1. Caddy version (caddy version
):
v2.4.1 h1:kAJ0JB5Xk5gPdTH/27S5cyoMGqD5lBAe9yZ8zTjVJa0=
2. How I run Caddy:
Running caddy run
in my terminal emulator
a. System environment:
Distributor ID: | Ubuntu |
---|---|
Description: | Ubuntu 20.04.2 LTS |
Release: | 20.04 |
Codename: | focal |
Linux: 5.4.0-70-generic
b. Command:
caddy run
c. Service/unit/compose file:
Not using Docker/systemd/Kubernetes/make etc
d. My complete Caddyfile or JSON config:
{
acme_dns cloudflare <cloudlfare_token>
storage consul {
address "127.0.0.1:8500"
token " <consul_token>"
timeout 10
prefix "caddytls"
value_prefix "caddysite"
aes_key "<aes_key>"
tls_enabled "false"
tls_insecure "true"
}
}
<my-domain> {
reverse_proxy {
to srv+http://explorer-dashboard.service.dc1.consul srv+http://explorer-dashboard.service.dc2.consul
lb_try_duration 2s
lb_policy round_robin
fail_duration 5s
max_fails 2
unhealthy_status 5xx
unhealthy_request_count 2
}
}
3. The problem I’m having:
I am trying to achieve service discovery and failover for my app using Caddy and Consul DNS. I have two Consul DCs and two instances of my app (one per dc). Each service instance has Consul health check. So, if the consul health check fails - Consul excludes failed instance from DNS response (it’s by design of Consul). E.g if explorer-dashboard in dc1 fails - DNS query to explorer-dashboard.service.dc1.consul will return nothing. I’m expecting that Caddy can handle this.

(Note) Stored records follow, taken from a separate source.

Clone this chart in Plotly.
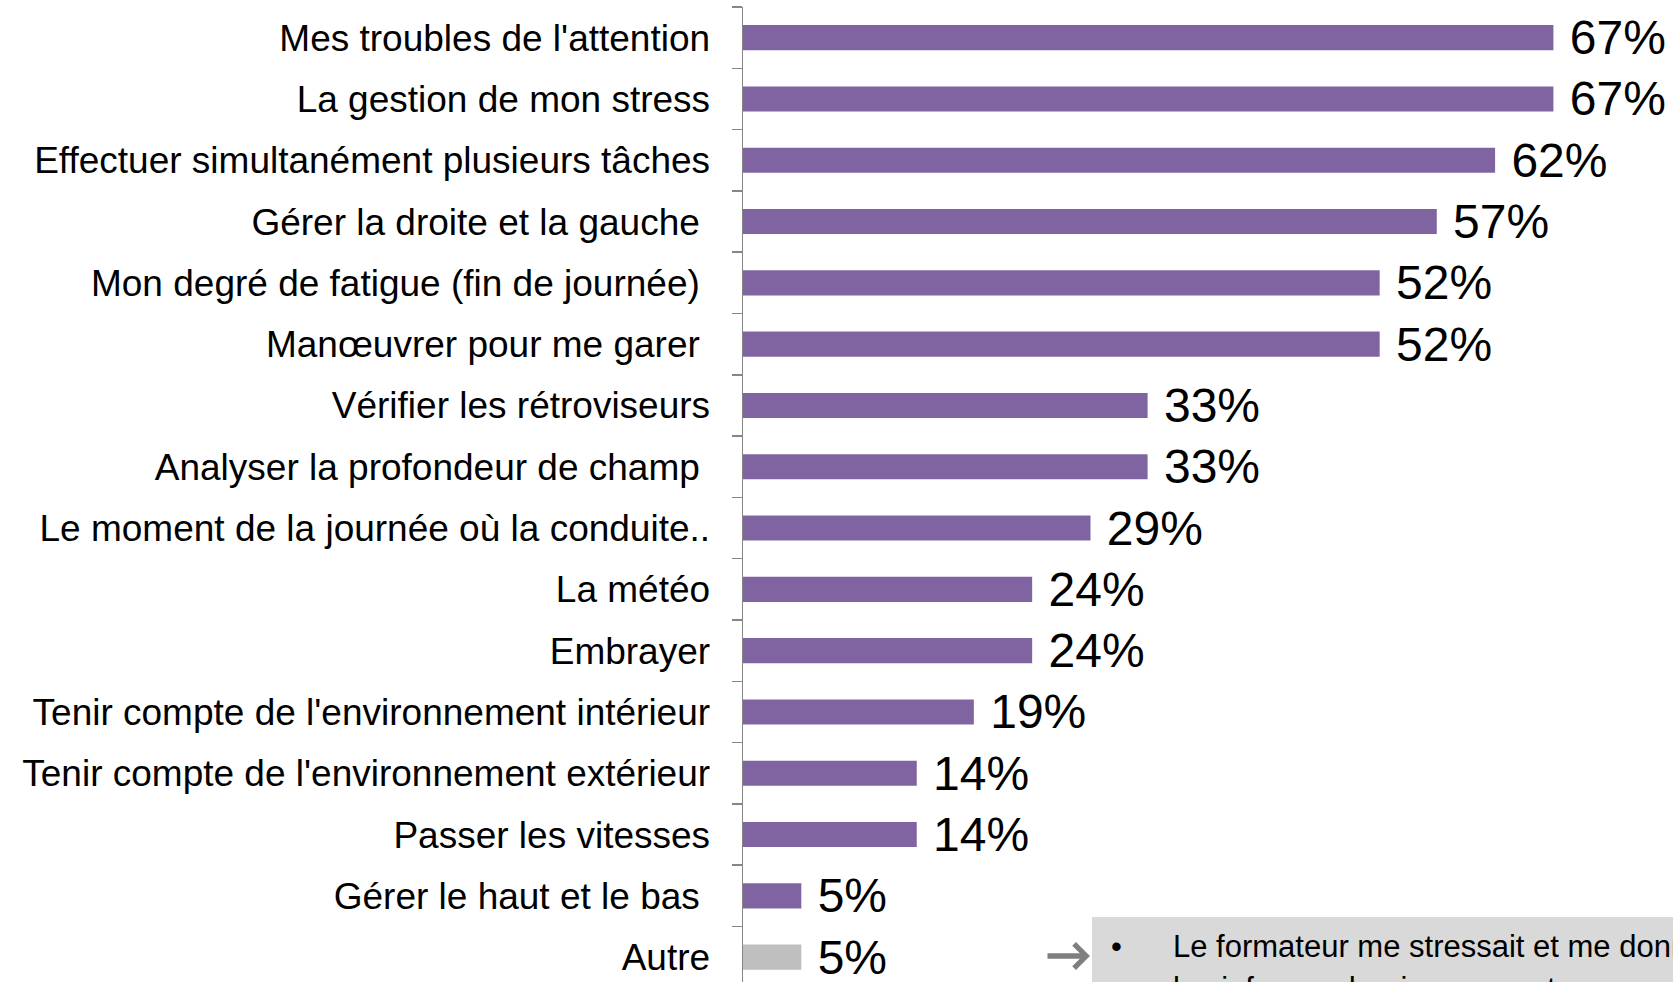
import plotly.graph_objects as go

categories = [
    "Mes troubles de l'attention",
    "La gestion de mon stress",
    "Effectuer simultanément plusieurs tâches",
    "Gérer la droite et la gauche\u00a0",
    "Mon degré de fatigue (fin de journée)\u00a0",
    "Manœuvrer pour me garer\u00a0",
    "Vérifier les rétroviseurs",
    "Analyser la profondeur de champ\u00a0",
    "Le moment de la journée où la conduite..",
    "La météo",
    "Embrayer",
    "Tenir compte de l'environnement intérieur",
    "Tenir compte de l'environnement extérieur",
    "Passer les vitesses",
    "Gérer le haut et le bas\u00a0",
    "Autre",
]
values = [66.7, 66.7, 61.9, 57.1, 52.4, 52.4, 33.3, 33.3, 28.6, 23.8, 23.8, 19.0, 14.3, 14.3, 4.8, 4.8]
callout_lines = ["Le formateur me stressait et me donnait", "les infos au dernier moment"]

PURPLE = "#8064A2"
GREY = "#BFBFBF"
colors = [GREY if c == "Autre" else PURPLE for c in categories]

W, H = 1673, 982
L, T, R, B = 743, 7, 0, 0
PW, PH = W - L - R, H - T - B
BAND = 61.3
FONT = "Liberation Sans, Arial"


def px(x):
    return (x - L) / PW


def py(y):
    return (H - B - y) / PH


fig = go.Figure(
    go.Bar(
        x=values,
        y=categories,
        orientation="h",
        marker=dict(color=colors, line=dict(width=0)),
        texttemplate="\u00a0%{x:.0f}%",
        textposition="outside",
        constraintext="none",
        cliponaxis=False,
        textfont=dict(family=FONT, size=48, color="black"),
        hoverinfo="skip",
    )
)

fig.update_layout(
    width=W,
    height=H,
    margin=dict(l=L, r=R, t=T, b=B, pad=0),
    paper_bgcolor="white",
    plot_bgcolor="white",
    bargap=0.59,
    showlegend=False,
    font=dict(family=FONT, color="black"),
)

fig.update_xaxes(
    range=[0, PW / 12.15],
    showgrid=False,
    zeroline=False,
    showticklabels=False,
    showline=False,
    ticks="",
)

fig.update_yaxes(
    type="category",
    range=[-0.5 + PH / BAND, -0.5],
    showgrid=False,
    zeroline=False,
    showline=True,
    linecolor="#868686",
    linewidth=1.5,
    ticks="outside",
    tickson="boundaries",
    ticklen=10,
    tickwidth=1.5,
    tickcolor="#868686",
    ticklabelstandoff=24,
    tickfont=dict(family=FONT, size=37, color="black"),
)

# callout box
fig.add_shape(
    type="rect", xref="paper", yref="paper",
    x0=px(1092), x1=px(1700), y0=py(1010), y1=py(917),
    fillcolor="#D9D9D9", line=dict(width=0), layer="below",
)

# arrow
fig.add_annotation(
    xref="paper", yref="paper", x=px(1090), y=py(956),
    ax=-44, ay=0, text="", showarrow=True,
    arrowhead=4, arrowsize=0.85, arrowwidth=5.5, arrowcolor="#7F7F7F",
    standoff=0, startstandoff=0,
)

# bullet and text
fig.add_annotation(
    xref="paper", yref="paper", x=px(1116), y=py(946),
    text="•", showarrow=False, xanchor="center", yanchor="middle",
    font=dict(family=FONT, size=31, color="black"),
)
for i, line in enumerate(callout_lines):
    fig.add_annotation(
        xref="paper", yref="paper", x=px(1171), y=py(946 + 42 * i),
        text=line, showarrow=False, xanchor="left", yanchor="middle",
        font=dict(family=FONT, size=31, color="black"),
    )

fig.write_html(
    "out.html",
    config={"displayModeBar": False, "staticPlot": True},
    post_script="document.body.style.margin='0px';",
)
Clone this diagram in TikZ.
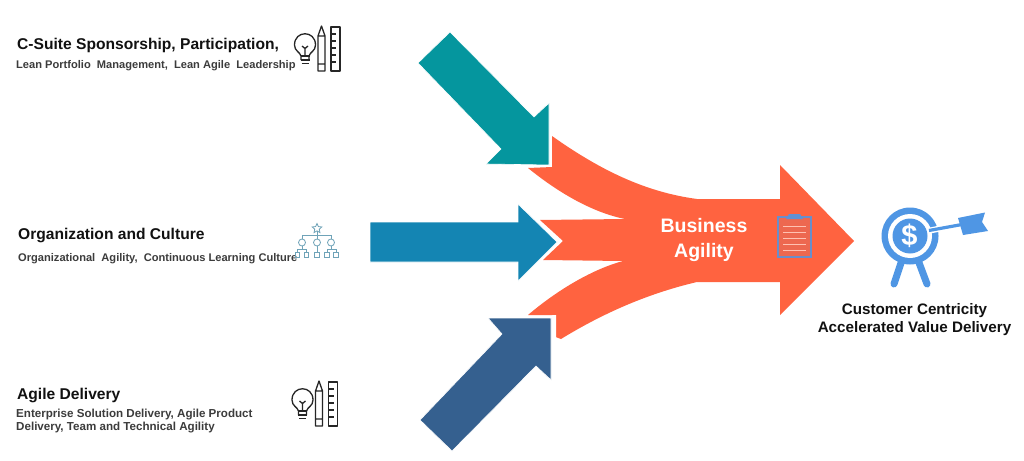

I mean its behaviour will be like "resolving explorer-dashboard.dc1 - OK and resolving explorer-dashboard.dc2 - FAILED. Okay, the good upstream for proxying is only explorer-dashboard.dc1. I will route all traffic to it and as explorer-dashboard.dc2 will be raised up I will perform a load balancing ". But Caddy doesn’t work as I expect. It returns HTTP 502 on each second request because one instance of my app is down, e.g
the first request - curl https://my-domain.com returns 200
the second request -curl https://my-domain.com returns 502
It tries to resolve DNS SRV record of the failed instance and receive an error from the DNS resolver
How can I exclude instances which cannot be resolved from traffic routing?
4. Error messages and/or full log output:
ERROR http.log.error making dial info: lookup explorer-dashboard.service.dc1.consul on 127.0.0.53:53: no such host
5. What I already tried:
I tried to tune reverse_proxy healthchecks but It seems that the problem not in healthchecks (or I am a noob and missed something in docs)
6. Links to relevant resources:
–